Sunday, December 12, 2010

Officer/Overseer

On page 202 of China MiƩville's newest book, Kraken, there is an almost too perfect reference to KRS-One's Sound of da Police, so good you feel it can't be serendipitous, must be orchestrated. A character familiar with slavery is being pursued by the police, and mishears their reference to themselves as officers as overseer. This seems like an apposite Easter Egg for the week just gone. Somewhere, a police officer is probably not worrying very much about the consequences of having nearly killed a student protester, who given that the baton strike which left him needing breain surgey was recieved on the back of the head, was presumably facing the other way and so not attacking police officer at the time he was hit.

When people make claims about violent extremists, remember how many students were hospitalised and how many police officers were. Remember then how likely it is that someone who's been attacked by the police is to go to hospital to recieve treatment for their injuries and how likely it is that a police officer attacked by someone else will. Remember that the police are all trained, armed and armoured and that students typically aren't. Remember that the police have horses and ride them into crowds of people they've packed together and refused to allow to leave, swinging batons, whereas the protesters confront a row of shields and visors with weapons improvised from placards and the barriers being used to contain them.

Not only do I tend to think that people have of self-defence, I also tend to think that they have rights to free movement and rights to use force to enforce those rights. More, I think it is particularly important that the state refrain from violating citizens' rights since it, unlike actual persons, has no life of its own that might make doing so at least forgivable. Indeed, the legitimacy of its exercise of authority seems to depend on at least it not systematically violating its citizens rights. Therefore, I tend to think that as such, the protesters' violence against police officers earlier this week could only be made illegitimate by the likelihood of resulting in further use of illegitimate state violence against others. Partisans shouldn't fight against an occupier who'll carry out punishment killings, but it should be a matter of regret, for they have been prevented from legitimately exercising their rights to defend themselves and their institutions by their enemy's willingness to violate the rights of others.
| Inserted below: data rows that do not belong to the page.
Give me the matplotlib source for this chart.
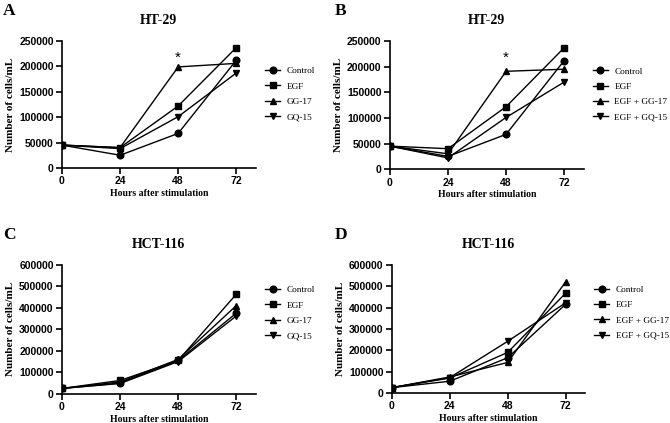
import matplotlib
matplotlib.use('Agg')
import matplotlib.pyplot as plt

hours = [0, 24, 48, 72]

# HT-29 (A)
a_control = [45000, 25000, 68000, 212000]
a_egf = [45000, 40000, 122000, 237000]
a_gg17 = [45000, 40000, 199000, 206000]
a_gq15 = [45000, 38000, 101000, 187000]

# HT-29 (B)
b_control = [45000, 25000, 68000, 212000]
b_egf = [45000, 40000, 122000, 237000]
b_gg17 = [45000, 30000, 191000, 195000]
b_gq15 = [45000, 22000, 101000, 170000]

# HCT-116 (C)
c_control = [25000, 50000, 155000, 375000]
c_egf = [25000, 62000, 155000, 463000]
c_gg17 = [25000, 55000, 160000, 410000]
c_gq15 = [25000, 48000, 150000, 362000]

# HCT-116 (D)
d_control = [25000, 55000, 165000, 415000]
d_egf = [25000, 70000, 190000, 467000]
d_gg17 = [25000, 75000, 143000, 520000]
d_gq15 = [25000, 72000, 242000, 422000]

labels_single = ['Control', 'EGF', 'GG-17', 'GQ-15']
labels_combo = ['Control', 'EGF', 'EGF + GG-17', 'EGF + GQ-15']
markers = ['o', 's', '^', 'v']

serif = 'Liberation Serif'
sans = 'Liberation Sans'

fig = plt.figure(figsize=(6.7, 4.23), dpi=100)

panels = [
    ('A', 'HT-29', [0.0925, 0.603, 0.289, 0.300], [a_control, a_egf, a_gg17, a_gq15], labels_single, 250000, 50000, True, 0.84),
    ('B', 'HT-29', [0.582, 0.600, 0.289, 0.303], [b_control, b_egf, b_gg17, b_gq15], labels_combo, 250000, 50000, True, 0.84),
    ('C', 'HCT-116', [0.0925, 0.069, 0.289, 0.305], [c_control, c_egf, c_gg17, c_gq15], labels_single, 600000, 100000, False, 0.88),
    ('D', 'HCT-116', [0.585, 0.071, 0.288, 0.303], [d_control, d_egf, d_gg17, d_gq15], labels_combo, 600000, 100000, False, 0.88),
]

for letter, title, rect, series, labels, ymax, ystep, star, leg_y in panels:
    ax = fig.add_axes(rect)
    for vals, lab, m in zip(series, labels, markers):
        ax.plot(hours, vals, color='black', lw=1, marker=m, ms=4.8, label=lab)
    ax.set_xlim(0, 80)
    ax.set_ylim(0, ymax)
    ax.set_xticks(hours)
    ax.set_yticks(range(0, ymax + 1, ystep))
    for s in ['top', 'right']:
        ax.spines[s].set_visible(False)
    for s in ['left', 'bottom']:
        ax.spines[s].set_linewidth(1.2)
    ax.tick_params(direction='out', length=4, width=1.2, pad=2)
    for t in ax.get_xticklabels() + ax.get_yticklabels():
        t.set_fontfamily(sans)
        t.set_fontweight('bold')
        t.set_fontsize(7.5)
    ax.set_title(title, fontfamily=serif, fontweight='bold', fontsize=10, pad=12)
    ax.set_xlabel('Hours after stimulation', fontfamily=serif, fontweight='bold', fontsize=7, labelpad=2)
    ax.set_ylabel('Number of cells/mL', fontfamily=serif, fontweight='bold', fontsize=8, labelpad=3)
    if star:
        ax.text(48, 203000, '*', ha='center', va='bottom', fontsize=11, fontfamily=sans)
    ax.legend(loc='upper left', bbox_to_anchor=(1.02, leg_y), frameon=False,
              prop={'family': serif, 'size': 6.7}, handlelength=1.6,
              labelspacing=0.72, handletextpad=0.7, borderaxespad=0.2)
    bb = ax.get_position()
    fig.text(0.004 if rect[0] < 0.5 else 0.5, bb.y1 + 0.09, letter,
             fontfamily=serif, fontweight='bold', fontsize=12.5, va='top')

fig.savefig('out.png', dpi=100)
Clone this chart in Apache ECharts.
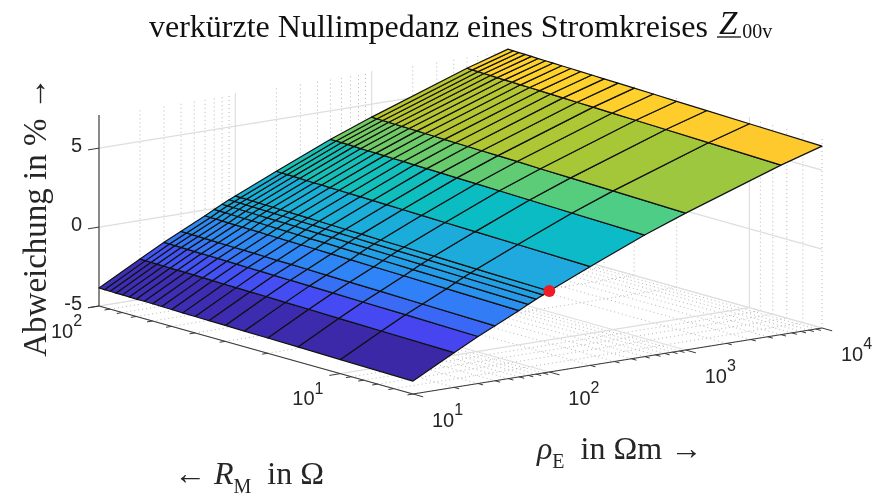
<!DOCTYPE html>
<html><head><meta charset="utf-8">
<style>html,body{margin:0;padding:0;background:#fff}#c{width:879px;height:495px}</style>
<script src="https://cdn.jsdelivr.net/npm/echarts@6/dist/echarts.min.js"></script>
</head><body><div id="c"></div>
<script>
// ---- data ----
const rhoValues = [10,20,30,40,60,70,80,90,100,200,500,1000,5000,10000];
const rmValues = [5,10,15,20,25,30,35,40,45,50,55,60,65,70,75,80,85,90,95,100];
const zTable = [
 [-4.18,-4.11,-4.06,-4.03,-4.01,-3.99,-3.97,-3.96,-3.95,-3.93,-3.92,-3.91,-3.90,-3.90,-3.89,-3.88,-3.88,-3.87,-3.87,-3.86],
 [-2.80,-2.72,-2.67,-2.63,-2.61,-2.58,-2.57,-2.55,-2.54,-2.52,-2.51,-2.50,-2.49,-2.48,-2.48,-2.47,-2.46,-2.45,-2.45,-2.44],
 [-2.02,-1.93,-1.88,-1.84,-1.81,-1.79,-1.77,-1.75,-1.74,-1.72,-1.71,-1.70,-1.68,-1.68,-1.67,-1.66,-1.65,-1.64,-1.64,-1.63],
 [-1.52,-1.43,-1.37,-1.33,-1.30,-1.27,-1.25,-1.24,-1.22,-1.20,-1.19,-1.18,-1.17,-1.16,-1.15,-1.14,-1.13,-1.12,-1.12,-1.11],
 [-0.80,-0.70,-0.64,-0.60,-0.57,-0.54,-0.52,-0.50,-0.49,-0.47,-0.46,-0.44,-0.43,-0.42,-0.41,-0.40,-0.39,-0.38,-0.38,-0.37],
 [-0.50,-0.40,-0.34,-0.30,-0.26,-0.24,-0.21,-0.20,-0.18,-0.16,-0.15,-0.13,-0.12,-0.11,-0.10,-0.09,-0.08,-0.07,-0.07,-0.06],
 [-0.25,-0.15,-0.09,-0.05,-0.01,0.01,0.04,0.05,0.07,0.09,0.10,0.12,0.13,0.14,0.15,0.16,0.17,0.18,0.18,0.19],
 [-0.05,0.05,0.12,0.16,0.19,0.22,0.24,0.26,0.28,0.30,0.31,0.32,0.34,0.35,0.36,0.37,0.38,0.39,0.39,0.40],
 [0.13,0.23,0.30,0.34,0.37,0.40,0.42,0.44,0.46,0.48,0.49,0.50,0.52,0.53,0.54,0.55,0.56,0.57,0.57,0.58],
 [1.26,1.37,1.43,1.47,1.51,1.54,1.56,1.58,1.60,1.61,1.63,1.64,1.66,1.66,1.67,1.69,1.70,1.71,1.71,1.72],
 [2.70,2.81,2.88,2.93,2.96,2.99,3.02,3.04,3.06,3.08,3.09,3.11,3.12,3.13,3.14,3.16,3.17,3.18,3.18,3.19],
 [3.67,3.79,3.86,3.90,3.95,3.98,4.00,4.02,4.04,4.06,4.08,4.09,4.11,4.12,4.13,4.14,4.15,4.16,4.17,4.18],
 [5.74,5.87,5.95,6.00,6.04,6.08,6.10,6.13,6.15,6.17,6.19,6.20,6.22,6.23,6.24,6.26,6.27,6.28,6.29,6.30],
 [6.52,6.65,6.73,6.78,6.83,6.86,6.89,6.91,6.94,6.96,6.98,6.99,7.01,7.02,7.03,7.05,7.06,7.07,7.08,7.09]
];
const markerPoint = [100, 5, 0.13];
const rhoMajorTicks = [10,100,1000,10000];
const rhoMinorTicks = [20,30,40,50,60,70,80,90,200,300,400,500,600,700,800,900,2000,3000,4000,5000,6000,7000,8000,9000];
const rmMajorTicks = [10,100];
const rmMinorTicks = [5,6,7,8,9,20,30,40,50,60,70,80,90];
const zTicks = [-5,0,5];
const rhoRange = [10,10000], rmRange = [5,100], zRange = [-5,7.1];
const colorRange = [-4.18,7.09];
const parulaPos = [0,0.125,0.25,0.38,0.5,0.61,0.7,0.75,0.88,0.93,1];
const parulaCol = ['#3B28A6','#4746F2','#2F84F7','#1FA9DF','#0ABDC3','#4DCD85','#9FC73C','#BFC62B','#FEC92C','#FFD42A','#F9FB15'];

// ---- oblique view of the box (orthographic camera) ----
const VIEW = {origin:[413,394], u:[409,-66], v:[-314,-88], w:[0,-191]};
const GW = 879, GH = 495;
function project(api, rho, rm, z){
  const p = api.coord([rho, rm]);
  const u = p[0]/GW, v = (GH-p[1])/GH;
  const w = echarts.number.linearMap(z, zRange, [0,1], false);
  return [VIEW.origin[0]+u*VIEW.u[0]+v*VIEW.v[0]+w*VIEW.w[0],
          VIEW.origin[1]+u*VIEW.u[1]+v*VIEW.v[1]+w*VIEW.w[1]];
}
function parula(z){
  const t = Math.max(0,Math.min(1,(z-colorRange[0])/(colorRange[1]-colorRange[0])));
  let i = 0;
  while(i<parulaPos.length-2 && t>parulaPos[i+1]) i++;
  return echarts.color.lerp((t-parulaPos[i])/(parulaPos[i+1]-parulaPos[i]),[parulaCol[i],parulaCol[i+1]]);
}
const [rhoLo,rhoHi]=rhoRange,[rmLo,rmHi]=rmRange,[zLo,zHi]=zRange;

// segments: [rho1,rm1,z1,rho2,rm2,z2]
const majorSegs=[], minorSegs=[];
rhoMajorTicks.forEach(r=>{ majorSegs.push([r,rmLo,zLo,r,rmHi,zLo]); majorSegs.push([r,rmHi,zLo,r,rmHi,zHi]); });
rmMajorTicks.forEach(m=>{ majorSegs.push([rhoLo,m,zLo,rhoHi,m,zLo]); majorSegs.push([rhoHi,m,zLo,rhoHi,m,zHi]); });
zTicks.forEach(z=>{ majorSegs.push([rhoLo,rmHi,z,rhoHi,rmHi,z]); majorSegs.push([rhoHi,rmHi,z,rhoHi,rmLo,z]); });
rhoMinorTicks.forEach(r=>{ minorSegs.push([r,rmLo,zLo,r,rmHi,zLo]); minorSegs.push([r,rmHi,zLo,r,rmHi,zHi]); });
rmMinorTicks.forEach(m=>{ minorSegs.push([rhoLo,m,zLo,rhoHi,m,zLo]); minorSegs.push([rhoHi,m,zLo,rhoHi,m,zHi]); });
const axisSegs=[[rhoLo,rmLo,zLo,rhoHi,rmLo,zLo],[rhoLo,rmLo,zLo,rhoLo,rmHi,zLo],[rhoLo,rmHi,zLo,rhoLo,rmHi,zHi]];

const cells=[];
for(let i=0;i<rhoValues.length-1;i++)for(let j=0;j<rmValues.length-1;j++){
  cells.push([rhoValues[i],rmValues[j],rhoValues[i+1],rmValues[j+1],zTable[i][j],zTable[i+1][j],zTable[i+1][j+1],zTable[i][j+1]]);
}
function segSeries(name,data,style,z){
  return {name,type:'custom',coordinateSystem:'cartesian2d',clip:false,silent:true,z,data,encode:{x:0,y:1},
    renderItem(p,api){
      const a=project(api,api.value(0),api.value(1),api.value(2));
      const b=project(api,api.value(3),api.value(4),api.value(5));
      return {type:'line',shape:{x1:a[0],y1:a[1],x2:b[0],y2:b[1]},style};
    }};
}
const TICK=0.027;
const tickData=[];
rhoMajorTicks.forEach(r=>tickData.push([r,rmLo,zLo,0,1]));
rhoMinorTicks.forEach(r=>tickData.push([r,rmLo,zLo,0,.5]));
rmMajorTicks.forEach(m=>tickData.push([rhoLo,m,zLo,1,1]));
rmMinorTicks.forEach(m=>tickData.push([rhoLo,m,zLo,1,.5]));
zTicks.forEach(z=>tickData.push([rhoLo,rmHi,z,1,1]));

const texCol='#262626';
function labelRich(){return {b:{fontSize:20,lineHeight:28,verticalAlign:'bottom',fill:texCol,fontFamily:'"Liberation Sans"'},
  s:{fontSize:16,lineHeight:16,verticalAlign:'top',fill:texCol,fontFamily:'"Liberation Sans"'}};}
const expo=v=>Math.round(Math.log10(v));
const labelData=[];
rhoMajorTicks.forEach(r=>labelData.push([r,rmLo,zLo,19,9,'{b|10}{s|'+expo(r)+'}']));
rmMajorTicks.forEach(m=>labelData.push([rhoLo,m,zLo,-48,8,'{b|10}{s|'+expo(m)+'}']));
const SERIF='"Liberation Serif"';
const mathRich=(size,sub,col)=>({
  n:{fontSize:size,lineHeight:size+6,verticalAlign:'top',fontFamily:SERIF,fill:col},
  i:{fontSize:size,lineHeight:size+6,verticalAlign:'top',fontStyle:'italic',fontFamily:SERIF,fill:col},
  s:{fontSize:sub,lineHeight:sub,verticalAlign:'bottom',fontFamily:SERIF,fill:col}});
const titleRich=mathRich(32,20,'#111');
titleRich.i={fontSize:33,lineHeight:38,verticalAlign:'top',fontStyle:'italic',fontFamily:SERIF,fill:'#111',padding:[4,5,0,3]};
titleRich.n.lineHeight=38; titleRich.n.padding=[8,0,0,0];

const option={
  animation:false,backgroundColor:'#fff',
  grid:{left:0,top:0,width:GW,height:GH},
  xAxis:{type:'log',min:rhoLo,max:rhoHi,show:false},
  yAxis:{type:'log',min:rmLo,max:rmHi,show:false},
  series:[
    segSeries('minor grid',minorSegs,{stroke:'#b8b8b8',lineWidth:1,lineDash:[1,3],fill:null},1),
    segSeries('major grid',majorSegs,{stroke:'#dedede',lineWidth:1.2,fill:null},2),
    segSeries('axes',axisSegs,{stroke:'#3a3a3a',lineWidth:1.1,fill:null},3),
    {name:'ticks',type:'custom',coordinateSystem:'cartesian2d',clip:false,silent:true,z:3,data:tickData,encode:{x:0,y:1},
     renderItem(p,api){
       const a=project(api,api.value(0),api.value(1),api.value(2));
       const k=api.value(4)*TICK;
       const d=api.value(3)===0?[-VIEW.v[0]*k*1.2,-VIEW.v[1]*k*1.2]:[-VIEW.u[0]*k,-VIEW.u[1]*k];
       return {type:'line',shape:{x1:a[0],y1:a[1],x2:a[0]+d[0],y2:a[1]+d[1]},style:{stroke:'#3a3a3a',lineWidth:1}};
     }},
    {name:'surface',type:'custom',coordinateSystem:'cartesian2d',clip:false,silent:true,z:5,data:cells,encode:{x:0,y:1},
     renderItem(p,api){
       const r0=api.value(0),m0=api.value(1),r1=api.value(2),m1=api.value(3);
       const z00=api.value(4);
       const pts=[project(api,r0,m0,z00),project(api,r1,m0,api.value(5)),project(api,r1,m1,api.value(6)),project(api,r0,m1,api.value(7))];
       return {type:'polygon',shape:{points:pts},style:{fill:parula(z00),stroke:'#111',lineWidth:1.2,lineJoin:'round'}};
     }},
    {name:'Punkt',type:'custom',coordinateSystem:'cartesian2d',clip:false,silent:true,z:6,data:[markerPoint],encode:{x:0,y:1},
     renderItem(p,api){
       const a=project(api,api.value(0),api.value(1),api.value(2));
       return {type:'circle',shape:{cx:a[0],cy:a[1],r:6},style:{fill:'#EE1C25'}};
     }},
    {name:'log labels',type:'custom',coordinateSystem:'cartesian2d',clip:false,silent:true,z:7,data:labelData.map(d=>d.slice(0,5)),encode:{x:0,y:1},
     renderItem(p,api){
       const a=project(api,api.value(0),api.value(1),api.value(2));
       return {type:'text',x:a[0]+api.value(3),y:a[1]+api.value(4),style:{text:labelData[p.dataIndex][5],rich:labelRich(),textAlign:'left',textVerticalAlign:'top'}};
     }},
    {name:'z labels',type:'custom',coordinateSystem:'cartesian2d',clip:false,silent:true,z:7,data:zTicks.map(z=>[rhoLo,rmHi,z]),encode:{x:0,y:1},
     renderItem(p,api){
       const a=project(api,api.value(0),api.value(1),api.value(2));
       return {type:'text',x:82,y:a[1]-2,style:{text:String(api.value(2)),font:'20px "Liberation Sans"',fill:texCol,textAlign:'right',textVerticalAlign:'middle'}};
     }}
  ],
  graphic:[
    {type:'text',x:149,y:24,z:20,style:{text:'{n|verkürzte Nullimpedanz eines Stromkreises }{i|Z}{s|00v}',textAlign:'left',textVerticalAlign:'middle',rich:titleRich}},
    {type:'text',x:37,y:217,rotation:Math.PI/2,z:20,style:{text:'Abweichung in % →',textAlign:'center',textVerticalAlign:'middle',font:'33px "Liberation Serif"',fill:texCol}},
    {type:'text',x:537,y:454,z:20,style:{text:'{i|ρ}{s|E}{n|  in Ωm →}',textAlign:'left',textVerticalAlign:'middle',rich:mathRich(32,20,texCol)}},
    {type:'text',x:174,y:479,z:20,style:{text:'{n|← }{i|R}{s|M}{n|  in Ω}',textAlign:'left',textVerticalAlign:'middle',rich:mathRich(32,20,texCol)}},
    {type:'line',z:20,shape:{x1:717,y1:37,x2:741,y2:37},style:{stroke:'#111',lineWidth:1.3}}
  ]
};
echarts.init(document.getElementById('c'),null,{renderer:'canvas'}).setOption(option);
</script></body></html>
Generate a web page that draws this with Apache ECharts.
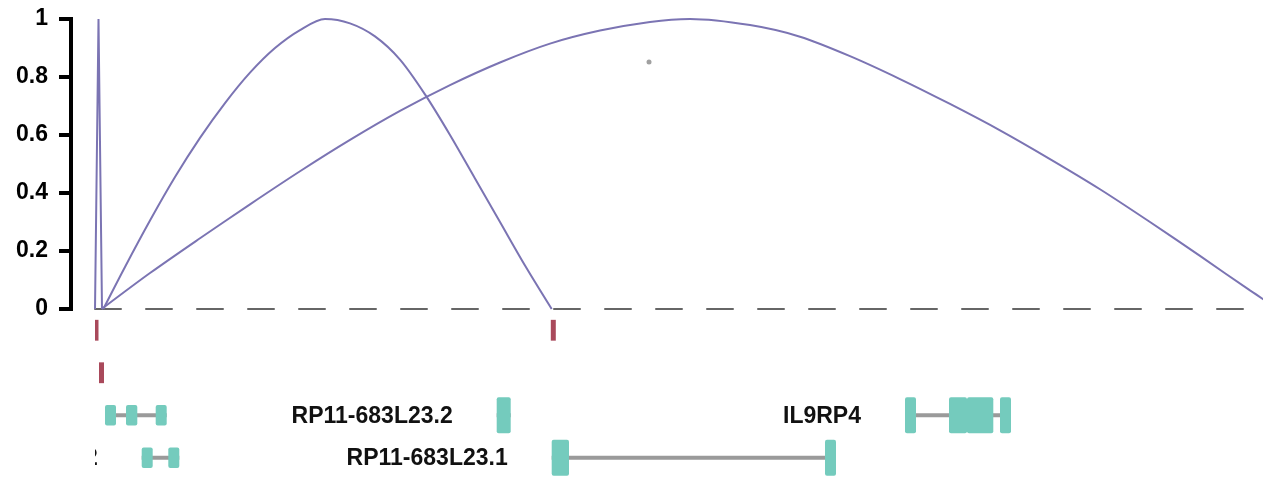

Saturday, December 04, 2010

On Not Bleating

I'd not noticed this till someone pointed it out to me in conversation yesterday, but apparently the Government's proposals for changes to the funding of higher education are now substantially worse than those made by Browne. Rather than make apocalyptic claims about the effects of a system of university funding where which courses students pick to pay for decides how much money universities get for teaching them, apparently in ignorance of the fact that we currently have such a system, opponents of the Government's propsoals might like to point out that fewer students are going to eligible for grants, fewer students are going to be eligible for subsidised loans, and that those loans are going to be less subsidised and take longer to pay back (BBC News; HEFCE presentation (pdf)). Basically, the financial burden students are going to take up by going to university is going to increase for all but the very poorest. That is an affront to equality of opportunity. Students should not have to live like paupers in order to be able to go to university, which is the fate which will await all but the wealthy. There's also good evidence it'll put people off, which is of course also a failure in terms of equality of opportunity.

According to my informant, although I can't find direct evidence of it anywhere, part of the government proposal includes re-rating the level at which loans start to be repaid only every five years and on the basis of 2% fall in the real value of money. Both RPI and CPI are currently above 3%. This means that the headline rise in the threshold at which graduates start repaying their loan is illusory, since it'll be eroded over time and anyway fail to keep piece with growth in incomes for four years out of five. For example, at 3% inflation, £21,000 in today's money will have lost nearly 15% of its value in five years and be worth a little over £18,000. Even when re-rated, over five years a difference of 1% between the actual inflation rate and that assumed produces a real fall in the threshold of over a thousand pounds. Add to this that people will be paying for longer at real rates of interest, and you wouldn't want to be poor or to have taken up much of the government's offer of means-tested, subsidized support.